The world has looked on in horror at the events of the past few weeks in Gaza. The sight of, in particular, children being killed and schools bombed has shocked public opinion, even among those traditionally supportive of Israel.
But even if the latest ceasefire holds, what then? A return to the previous status quo will be a sure-fire way of guaranteeing renewed conflict in the future.
It is surely time for all to admit that the step-by-step “peace process” initiated by the Oslo accords has not achieved its objective. Step-by-step has been an incentive for Israel to change the landscape between steps, by making the negotiations long and drawn-out while building new settlements on the West Bank, changing the demographics of East Jerusalem, building a separation wall that makes major incursions beyond the internationally recognised border, and on the Palestinian side, for Hamas to dig tunnels and accumulate rockets.
The cycle of violence and conflict has now gone on for seven decades, with ever more sophisticated weaponry, and with ever greater bitterness and hatred. It affects not just those directly involved, but the whole region and the world.
Step-by-step isn’t working. We need both sides to negotiate a comprehensive overall settlement including the final status issues.

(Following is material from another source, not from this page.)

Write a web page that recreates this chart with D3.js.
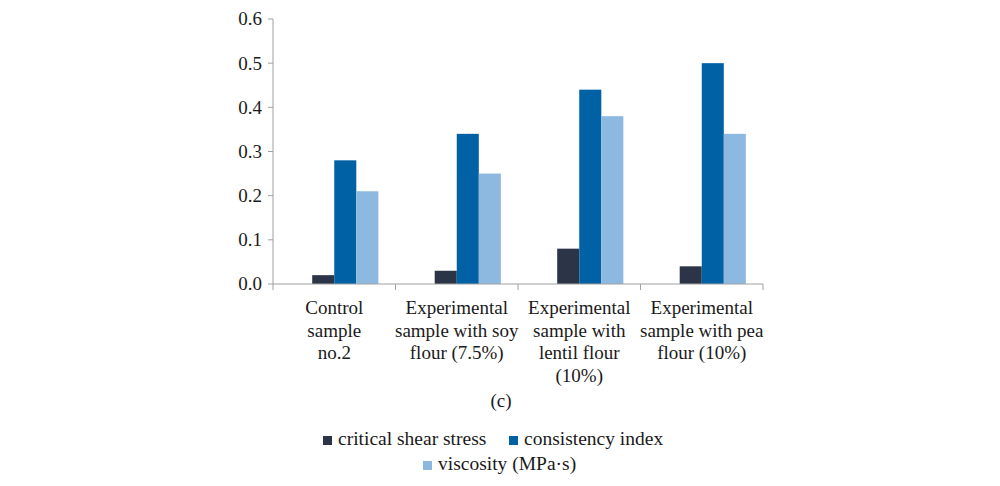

Refusal to negotiate, or a failure to do so in good faith, should be met by the international community imposing a solution through the UN, as President Hollande has suggested.
After all, the key contours of a definitive settlement have been clear (and in theory accepted by both sides) for years: two states, based on the 1967 frontiers with some land swaps, Jerusalem as capital for both with a meaningful presence for Palestinians there (not an enclave surrounded by an Israeli land grab), a corridor to link the West Bank and Gaza (possibly as part of the interesting idea of a three-way land swap with Egypt), Gaza’s economic driver to be as the port and airport for Palestine, security for both sides. Of course the devil is on the detail — and details here are not minor — but those details do need to be at last addressed before another generation sufferers the appalling consequences of failure.